_Stored data_:
(begin)

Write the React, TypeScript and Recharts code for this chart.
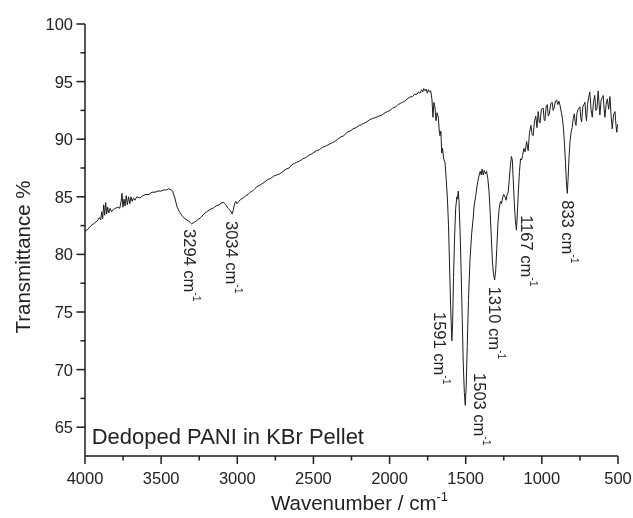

(end)
(begin)

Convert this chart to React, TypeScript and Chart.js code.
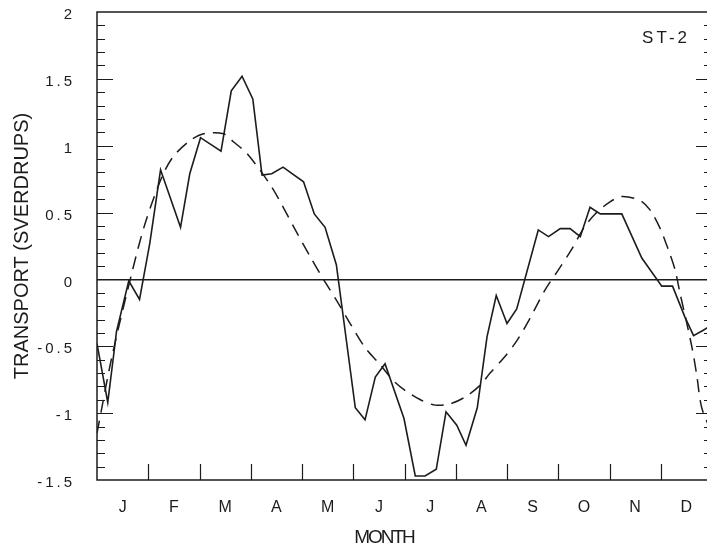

(end)
(begin)

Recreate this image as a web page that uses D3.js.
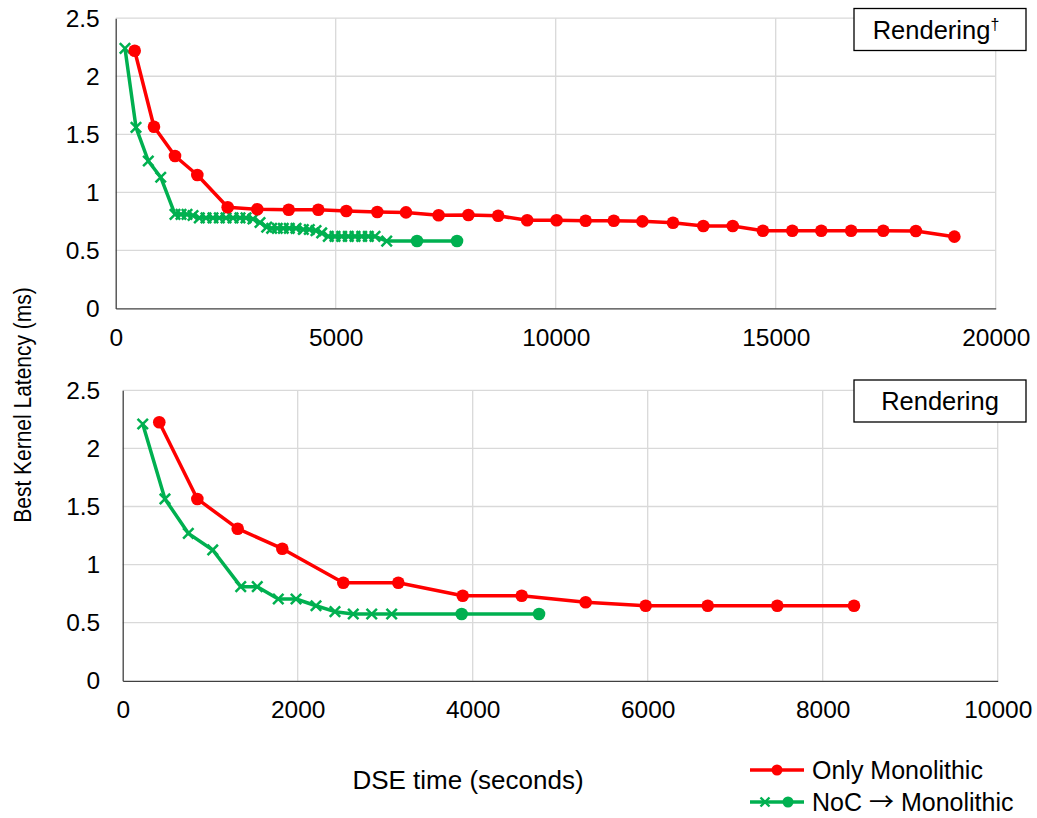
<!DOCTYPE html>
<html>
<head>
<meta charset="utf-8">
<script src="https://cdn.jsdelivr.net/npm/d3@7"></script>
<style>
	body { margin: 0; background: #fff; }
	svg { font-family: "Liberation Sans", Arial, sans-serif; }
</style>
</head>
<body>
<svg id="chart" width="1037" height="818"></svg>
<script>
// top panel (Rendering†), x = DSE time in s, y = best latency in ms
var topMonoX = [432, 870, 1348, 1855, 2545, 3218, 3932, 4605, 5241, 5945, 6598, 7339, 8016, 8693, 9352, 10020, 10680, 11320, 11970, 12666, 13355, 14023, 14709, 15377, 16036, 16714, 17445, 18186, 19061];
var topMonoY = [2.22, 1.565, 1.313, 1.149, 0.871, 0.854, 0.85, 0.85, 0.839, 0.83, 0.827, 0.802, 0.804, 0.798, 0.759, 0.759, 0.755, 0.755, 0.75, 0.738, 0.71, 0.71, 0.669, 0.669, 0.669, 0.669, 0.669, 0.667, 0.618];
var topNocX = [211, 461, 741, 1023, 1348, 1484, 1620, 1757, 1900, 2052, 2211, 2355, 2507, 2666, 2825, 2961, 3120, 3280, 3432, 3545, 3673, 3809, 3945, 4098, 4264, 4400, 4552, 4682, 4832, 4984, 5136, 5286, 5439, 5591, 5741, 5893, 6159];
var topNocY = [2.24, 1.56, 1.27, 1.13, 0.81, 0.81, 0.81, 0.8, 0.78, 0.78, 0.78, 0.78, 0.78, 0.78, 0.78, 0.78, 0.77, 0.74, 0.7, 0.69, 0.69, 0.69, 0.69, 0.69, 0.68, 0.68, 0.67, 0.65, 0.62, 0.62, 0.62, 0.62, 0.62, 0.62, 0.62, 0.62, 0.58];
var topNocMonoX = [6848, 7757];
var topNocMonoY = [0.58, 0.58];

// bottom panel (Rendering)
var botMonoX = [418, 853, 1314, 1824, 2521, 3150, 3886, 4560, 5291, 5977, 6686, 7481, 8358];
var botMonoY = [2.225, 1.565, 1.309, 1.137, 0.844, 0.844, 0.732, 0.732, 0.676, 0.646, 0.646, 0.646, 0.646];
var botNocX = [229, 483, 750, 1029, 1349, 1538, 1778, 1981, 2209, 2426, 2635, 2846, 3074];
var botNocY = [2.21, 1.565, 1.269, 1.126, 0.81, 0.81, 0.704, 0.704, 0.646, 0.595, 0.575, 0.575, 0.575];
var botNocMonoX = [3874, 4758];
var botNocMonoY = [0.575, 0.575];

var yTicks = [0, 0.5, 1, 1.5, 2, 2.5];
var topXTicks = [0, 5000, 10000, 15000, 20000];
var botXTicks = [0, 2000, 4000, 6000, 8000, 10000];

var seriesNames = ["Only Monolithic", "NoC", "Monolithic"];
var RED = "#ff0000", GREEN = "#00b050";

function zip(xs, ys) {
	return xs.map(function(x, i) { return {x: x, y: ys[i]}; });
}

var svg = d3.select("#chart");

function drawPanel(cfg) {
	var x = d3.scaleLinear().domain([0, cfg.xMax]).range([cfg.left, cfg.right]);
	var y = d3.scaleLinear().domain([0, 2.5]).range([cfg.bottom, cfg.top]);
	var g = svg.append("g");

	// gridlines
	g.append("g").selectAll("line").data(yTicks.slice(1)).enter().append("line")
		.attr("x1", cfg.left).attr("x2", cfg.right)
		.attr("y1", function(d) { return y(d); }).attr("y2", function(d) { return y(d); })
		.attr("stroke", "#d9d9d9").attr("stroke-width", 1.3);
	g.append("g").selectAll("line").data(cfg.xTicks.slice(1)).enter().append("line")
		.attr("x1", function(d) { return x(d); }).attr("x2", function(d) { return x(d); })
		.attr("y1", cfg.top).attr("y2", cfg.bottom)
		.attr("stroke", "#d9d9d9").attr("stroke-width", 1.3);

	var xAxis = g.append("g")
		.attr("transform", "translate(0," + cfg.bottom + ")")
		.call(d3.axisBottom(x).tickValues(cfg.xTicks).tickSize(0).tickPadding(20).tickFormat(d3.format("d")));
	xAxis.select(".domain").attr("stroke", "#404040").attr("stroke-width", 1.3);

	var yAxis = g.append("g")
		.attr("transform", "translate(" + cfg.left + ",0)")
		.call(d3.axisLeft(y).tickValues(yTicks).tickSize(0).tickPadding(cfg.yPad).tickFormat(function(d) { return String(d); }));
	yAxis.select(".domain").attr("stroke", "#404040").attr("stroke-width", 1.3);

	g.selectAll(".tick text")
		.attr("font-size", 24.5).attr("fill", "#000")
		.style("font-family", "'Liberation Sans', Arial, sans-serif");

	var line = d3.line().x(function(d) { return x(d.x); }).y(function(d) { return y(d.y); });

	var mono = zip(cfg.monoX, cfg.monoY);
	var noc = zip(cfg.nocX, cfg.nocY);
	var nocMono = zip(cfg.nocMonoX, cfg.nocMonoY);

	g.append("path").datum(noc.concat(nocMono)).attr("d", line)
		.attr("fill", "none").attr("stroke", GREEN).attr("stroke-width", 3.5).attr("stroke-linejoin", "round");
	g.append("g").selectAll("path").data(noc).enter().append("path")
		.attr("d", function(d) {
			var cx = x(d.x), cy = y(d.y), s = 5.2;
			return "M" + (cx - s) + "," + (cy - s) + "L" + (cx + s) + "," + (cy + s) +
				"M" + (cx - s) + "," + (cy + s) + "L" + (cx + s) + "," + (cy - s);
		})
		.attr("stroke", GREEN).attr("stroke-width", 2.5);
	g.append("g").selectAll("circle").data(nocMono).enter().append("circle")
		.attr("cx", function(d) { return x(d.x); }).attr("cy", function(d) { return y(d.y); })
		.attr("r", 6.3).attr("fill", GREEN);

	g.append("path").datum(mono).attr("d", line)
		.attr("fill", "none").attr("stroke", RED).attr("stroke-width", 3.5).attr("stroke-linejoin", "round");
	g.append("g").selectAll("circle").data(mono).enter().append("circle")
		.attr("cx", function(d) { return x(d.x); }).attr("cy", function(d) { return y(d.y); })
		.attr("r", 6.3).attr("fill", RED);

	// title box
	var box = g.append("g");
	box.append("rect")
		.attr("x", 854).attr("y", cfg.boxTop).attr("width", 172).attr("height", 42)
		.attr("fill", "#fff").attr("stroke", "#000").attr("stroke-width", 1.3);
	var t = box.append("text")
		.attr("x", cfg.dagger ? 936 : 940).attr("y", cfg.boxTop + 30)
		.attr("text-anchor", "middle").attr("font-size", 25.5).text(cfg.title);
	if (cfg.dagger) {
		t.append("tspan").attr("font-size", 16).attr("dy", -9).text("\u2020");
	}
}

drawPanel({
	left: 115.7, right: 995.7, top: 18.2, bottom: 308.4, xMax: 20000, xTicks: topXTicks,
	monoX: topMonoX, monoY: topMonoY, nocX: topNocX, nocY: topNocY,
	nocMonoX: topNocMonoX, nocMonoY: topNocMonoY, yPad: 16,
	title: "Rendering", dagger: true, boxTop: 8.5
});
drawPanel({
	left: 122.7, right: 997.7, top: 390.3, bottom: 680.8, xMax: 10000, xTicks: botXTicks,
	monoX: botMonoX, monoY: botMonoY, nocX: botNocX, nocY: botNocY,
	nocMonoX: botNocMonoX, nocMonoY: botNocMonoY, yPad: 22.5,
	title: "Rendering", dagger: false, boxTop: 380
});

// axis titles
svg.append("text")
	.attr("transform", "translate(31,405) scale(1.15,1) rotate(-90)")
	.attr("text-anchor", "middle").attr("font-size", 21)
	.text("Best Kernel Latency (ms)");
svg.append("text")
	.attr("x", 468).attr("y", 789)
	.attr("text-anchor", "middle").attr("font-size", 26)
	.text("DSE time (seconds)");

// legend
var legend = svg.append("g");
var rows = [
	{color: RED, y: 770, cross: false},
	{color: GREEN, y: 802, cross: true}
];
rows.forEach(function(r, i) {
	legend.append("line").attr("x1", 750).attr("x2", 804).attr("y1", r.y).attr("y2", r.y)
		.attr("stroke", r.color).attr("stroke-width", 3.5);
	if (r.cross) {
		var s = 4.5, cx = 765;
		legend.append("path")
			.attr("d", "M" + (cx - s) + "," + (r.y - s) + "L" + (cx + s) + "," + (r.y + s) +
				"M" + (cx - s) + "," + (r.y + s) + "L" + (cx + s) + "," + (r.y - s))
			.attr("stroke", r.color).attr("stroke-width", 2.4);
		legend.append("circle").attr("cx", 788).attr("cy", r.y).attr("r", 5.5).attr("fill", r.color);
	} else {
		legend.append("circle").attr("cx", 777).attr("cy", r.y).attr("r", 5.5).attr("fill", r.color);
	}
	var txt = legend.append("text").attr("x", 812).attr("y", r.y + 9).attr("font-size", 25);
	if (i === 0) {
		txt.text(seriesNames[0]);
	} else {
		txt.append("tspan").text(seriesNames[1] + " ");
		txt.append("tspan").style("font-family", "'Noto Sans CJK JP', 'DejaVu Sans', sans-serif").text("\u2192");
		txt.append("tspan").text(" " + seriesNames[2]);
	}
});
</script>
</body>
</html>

(end)

_Required work_:
Keep only those lines of the records that hold "this", and return them.

_Written reply_:
Write the React, TypeScript and Recharts code for this chart.
Convert this chart to React, TypeScript and Chart.js code.
Recreate this image as a web page that uses D3.js.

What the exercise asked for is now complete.